### Exercise details
Transcribe the listing in full, excluding any pictures.

++++ Data shown

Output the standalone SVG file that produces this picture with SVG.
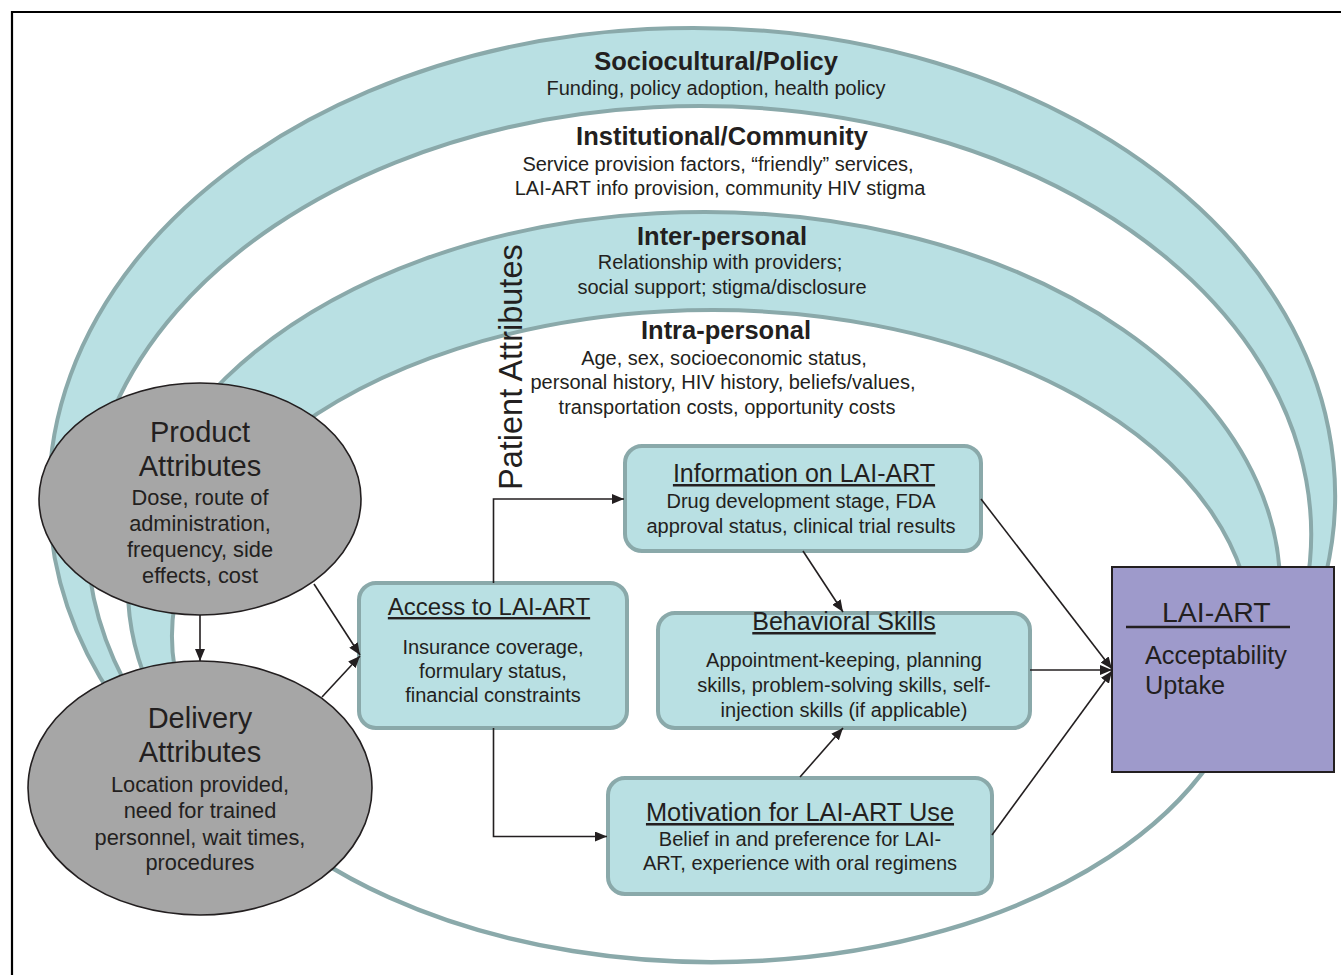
<svg xmlns="http://www.w3.org/2000/svg" width="1341" height="975" viewBox="0 0 1341 975">
<defs>
<style>
text{font-family:"Liberation Sans",Arial,sans-serif;fill:#231f20}
.band{fill:#b9e0e3;stroke:#8aa9aa;stroke-width:4}
.rim{fill:none;stroke:#8aa9aa;stroke-width:4.5}
.lt{font-size:25.5px;font-weight:bold;text-anchor:middle}
.lb{font-size:20px;text-anchor:middle}
.oval{fill:#a6a6a6;stroke:#231f20;stroke-width:1.6}
.ot{font-size:29px;text-anchor:middle}
.ob{font-size:21.8px;text-anchor:middle}
.box{fill:#b9e0e3;stroke:#8aa9aa;stroke-width:4}
.bt{font-size:25px;text-anchor:middle;text-decoration:underline}
.bb{font-size:20px;text-anchor:middle}
.conn{fill:none;stroke:#231f20;stroke-width:1.6;marker-end:url(#ah)}
</style>
<marker id="ah" markerUnits="userSpaceOnUse" viewBox="0 0 12 10" refX="12" refY="5" markerWidth="12" markerHeight="10" orient="auto">
<path d="M0,0 L12,5 L0,10 z" fill="#231f20"/>
</marker>
</defs>
<rect width="1341" height="975" fill="#ffffff"/>
<path d="M12,975 L12,12 L1341,12" fill="none" stroke="#000000" stroke-width="2.2"/>

<g id="sociocultural">
<path class="band" d="M114.3,700 A643,467 0 1 1 1303.2,640 L1292,640 A612,428 0 1 0 134.9,700 Z"/>
<text class="lt" x="716" y="70">Sociocultural/Policy</text>
<text class="lb" x="716" y="95">Funding, policy adoption, health policy</text>
</g>

<g id="interpersonal">
<path class="band" d="M154.8,700 A576,375 0 1 1 1274.2,640 L1252,640 A540,326 0 1 0 182.5,700 Z"/>
<text class="lt" x="722" y="245">Inter-personal</text>
<text class="lb" x="720" y="269">Relationship with providers;</text>
<text class="lb" x="722" y="294">social support; stigma/disclosure</text>
</g>

<path id="ring-bottom" class="rim" d="M1252,640 A540,326 0 0 1 182.5,700"/>

<g id="institutional">
<text class="lt" x="722" y="145">Institutional/Community</text>
<text class="lb" x="718" y="171">Service provision factors, “friendly” services,</text>
<text class="lb" x="720" y="195">LAI-ART info provision, community HIV stigma</text>
</g>

<g id="intrapersonal">
<text class="lt" x="726" y="339">Intra-personal</text>
<text class="lb" x="724" y="365">Age, sex, socioeconomic status,</text>
<text class="lb" x="723" y="389">personal history, HIV history, beliefs/values,</text>
<text class="lb" x="727" y="414">transportation costs, opportunity costs</text>
</g>

<g id="patient-attributes">
<text transform="translate(522,490) rotate(-90)" font-size="32.5">Patient Attributes</text>
</g>

<g id="product">
<ellipse class="oval" cx="200" cy="499" rx="161" ry="116"/>
<text class="ot" x="200" y="442">Product</text>
<text class="ot" x="200" y="476">Attributes</text>
<text class="ob" x="200" y="505">Dose, route of</text>
<text class="ob" x="200" y="531">administration,</text>
<text class="ob" x="200" y="557">frequency, side</text>
<text class="ob" x="200" y="583">effects, cost</text>
</g>

<g id="delivery">
<ellipse class="oval" cx="200" cy="788" rx="172" ry="127"/>
<text class="ot" x="200" y="728">Delivery</text>
<text class="ot" x="200" y="762">Attributes</text>
<text class="ob" x="200" y="792">Location provided,</text>
<text class="ob" x="200" y="818">need for trained</text>
<text class="ob" x="200" y="845">personnel, wait times,</text>
<text class="ob" x="200" y="870">procedures</text>
</g>

<g id="access">
<rect class="box" x="359" y="583" width="268" height="145" rx="17"/>
<text class="bt" x="489" y="615" style="font-size:24px">Access to LAI-ART</text>
<text class="bb" x="493" y="654">Insurance coverage,</text>
<text class="bb" x="493" y="678">formulary status,</text>
<text class="bb" x="493" y="702">financial constraints</text>
</g>

<g id="information">
<rect class="box" x="625" y="446" width="356" height="105" rx="17"/>
<text class="bt" x="804" y="482">Information on LAI-ART</text>
<text class="bb" x="801" y="508">Drug development stage, FDA</text>
<text class="bb" x="801" y="533">approval status, clinical trial results</text>
</g>

<g id="behavioral">
<rect class="box" x="658" y="613" width="372" height="115" rx="17"/>
<text class="bt" x="844" y="630">Behavioral Skills</text>
<text class="bb" x="844" y="667">Appointment-keeping, planning</text>
<text class="bb" x="844" y="692">skills, problem-solving skills, self-</text>
<text class="bb" x="844" y="717">injection skills (if applicable)</text>
</g>

<g id="motivation">
<rect class="box" x="608" y="778" width="384" height="116" rx="17"/>
<text class="bt" x="800" y="821" style="font-size:25.4px">Motivation for LAI-ART Use</text>
<text class="bb" x="800" y="846">Belief in and preference for LAI-</text>
<text class="bb" x="800" y="870">ART, experience with oral regimens</text>
</g>

<g id="lai-art">
<rect x="1112" y="567" width="222" height="205" fill="#9e9acb" stroke="#231f20" stroke-width="2"/>
<text x="1162" y="622" font-size="28.5">LAI-ART</text>
<line x1="1126" y1="627" x2="1290" y2="627" stroke="#231f20" stroke-width="2.4"/>
<text x="1145" y="664" font-size="25.3">Acceptability</text>
<text x="1145" y="694" font-size="25.3">Uptake</text>
</g>

<g id="connectors">
<path class="conn" d="M200,615 L200,661"/>
<path class="conn" d="M314,584 L360,655"/>
<path class="conn" d="M322,697 L360,656"/>
<path class="conn" d="M493.5,583 L493.5,499 L624,499"/>
<path class="conn" d="M493.5,728 L493.5,836.5 L607,836.5"/>
<path class="conn" d="M803,551 L843,612"/>
<path class="conn" d="M800,777 L843,728"/>
<path class="conn" d="M981,499 L1112,669"/>
<path class="conn" d="M1030,670 L1112,670"/>
<path class="conn" d="M992,835 L1112,671"/>
</g>
</svg>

++++++++

### Complete output
Output the standalone SVG file that produces this picture with SVG.
<svg xmlns="http://www.w3.org/2000/svg" width="1341" height="975" viewBox="0 0 1341 975">
<defs>
<style>
text{font-family:"Liberation Sans",Arial,sans-serif;fill:#231f20}
.band{fill:#b9e0e3;stroke:#8aa9aa;stroke-width:4}
.rim{fill:none;stroke:#8aa9aa;stroke-width:4.5}
.lt{font-size:25.5px;font-weight:bold;text-anchor:middle}
.lb{font-size:20px;text-anchor:middle}
.oval{fill:#a6a6a6;stroke:#231f20;stroke-width:1.6}
.ot{font-size:29px;text-anchor:middle}
.ob{font-size:21.8px;text-anchor:middle}
.box{fill:#b9e0e3;stroke:#8aa9aa;stroke-width:4}
.bt{font-size:25px;text-anchor:middle;text-decoration:underline}
.bb{font-size:20px;text-anchor:middle}
.conn{fill:none;stroke:#231f20;stroke-width:1.6;marker-end:url(#ah)}
</style>
<marker id="ah" markerUnits="userSpaceOnUse" viewBox="0 0 12 10" refX="12" refY="5" markerWidth="12" markerHeight="10" orient="auto">
<path d="M0,0 L12,5 L0,10 z" fill="#231f20"/>
</marker>
</defs>
<rect width="1341" height="975" fill="#ffffff"/>
<path d="M12,975 L12,12 L1341,12" fill="none" stroke="#000000" stroke-width="2.2"/>

<g id="sociocultural">
<path class="band" d="M114.3,700 A643,467 0 1 1 1303.2,640 L1292,640 A612,428 0 1 0 134.9,700 Z"/>
<text class="lt" x="716" y="70">Sociocultural/Policy</text>
<text class="lb" x="716" y="95">Funding, policy adoption, health policy</text>
</g>

<g id="interpersonal">
<path class="band" d="M154.8,700 A576,375 0 1 1 1274.2,640 L1252,640 A540,326 0 1 0 182.5,700 Z"/>
<text class="lt" x="722" y="245">Inter-personal</text>
<text class="lb" x="720" y="269">Relationship with providers;</text>
<text class="lb" x="722" y="294">social support; stigma/disclosure</text>
</g>

<path id="ring-bottom" class="rim" d="M1252,640 A540,326 0 0 1 182.5,700"/>

<g id="institutional">
<text class="lt" x="722" y="145">Institutional/Community</text>
<text class="lb" x="718" y="171">Service provision factors, “friendly” services,</text>
<text class="lb" x="720" y="195">LAI-ART info provision, community HIV stigma</text>
</g>

<g id="intrapersonal">
<text class="lt" x="726" y="339">Intra-personal</text>
<text class="lb" x="724" y="365">Age, sex, socioeconomic status,</text>
<text class="lb" x="723" y="389">personal history, HIV history, beliefs/values,</text>
<text class="lb" x="727" y="414">transportation costs, opportunity costs</text>
</g>

<g id="patient-attributes">
<text transform="translate(522,490) rotate(-90)" font-size="32.5">Patient Attributes</text>
</g>

<g id="product">
<ellipse class="oval" cx="200" cy="499" rx="161" ry="116"/>
<text class="ot" x="200" y="442">Product</text>
<text class="ot" x="200" y="476">Attributes</text>
<text class="ob" x="200" y="505">Dose, route of</text>
<text class="ob" x="200" y="531">administration,</text>
<text class="ob" x="200" y="557">frequency, side</text>
<text class="ob" x="200" y="583">effects, cost</text>
</g>

<g id="delivery">
<ellipse class="oval" cx="200" cy="788" rx="172" ry="127"/>
<text class="ot" x="200" y="728">Delivery</text>
<text class="ot" x="200" y="762">Attributes</text>
<text class="ob" x="200" y="792">Location provided,</text>
<text class="ob" x="200" y="818">need for trained</text>
<text class="ob" x="200" y="845">personnel, wait times,</text>
<text class="ob" x="200" y="870">procedures</text>
</g>

<g id="access">
<rect class="box" x="359" y="583" width="268" height="145" rx="17"/>
<text class="bt" x="489" y="615" style="font-size:24px">Access to LAI-ART</text>
<text class="bb" x="493" y="654">Insurance coverage,</text>
<text class="bb" x="493" y="678">formulary status,</text>
<text class="bb" x="493" y="702">financial constraints</text>
</g>

<g id="information">
<rect class="box" x="625" y="446" width="356" height="105" rx="17"/>
<text class="bt" x="804" y="482">Information on LAI-ART</text>
<text class="bb" x="801" y="508">Drug development stage, FDA</text>
<text class="bb" x="801" y="533">approval status, clinical trial results</text>
</g>

<g id="behavioral">
<rect class="box" x="658" y="613" width="372" height="115" rx="17"/>
<text class="bt" x="844" y="630">Behavioral Skills</text>
<text class="bb" x="844" y="667">Appointment-keeping, planning</text>
<text class="bb" x="844" y="692">skills, problem-solving skills, self-</text>
<text class="bb" x="844" y="717">injection skills (if applicable)</text>
</g>

<g id="motivation">
<rect class="box" x="608" y="778" width="384" height="116" rx="17"/>
<text class="bt" x="800" y="821" style="font-size:25.4px">Motivation for LAI-ART Use</text>
<text class="bb" x="800" y="846">Belief in and preference for LAI-</text>
<text class="bb" x="800" y="870">ART, experience with oral regimens</text>
</g>

<g id="lai-art">
<rect x="1112" y="567" width="222" height="205" fill="#9e9acb" stroke="#231f20" stroke-width="2"/>
<text x="1162" y="622" font-size="28.5">LAI-ART</text>
<line x1="1126" y1="627" x2="1290" y2="627" stroke="#231f20" stroke-width="2.4"/>
<text x="1145" y="664" font-size="25.3">Acceptability</text>
<text x="1145" y="694" font-size="25.3">Uptake</text>
</g>

<g id="connectors">
<path class="conn" d="M200,615 L200,661"/>
<path class="conn" d="M314,584 L360,655"/>
<path class="conn" d="M322,697 L360,656"/>
<path class="conn" d="M493.5,583 L493.5,499 L624,499"/>
<path class="conn" d="M493.5,728 L493.5,836.5 L607,836.5"/>
<path class="conn" d="M803,551 L843,612"/>
<path class="conn" d="M800,777 L843,728"/>
<path class="conn" d="M981,499 L1112,669"/>
<path class="conn" d="M1030,670 L1112,670"/>
<path class="conn" d="M992,835 L1112,671"/>
</g>
</svg>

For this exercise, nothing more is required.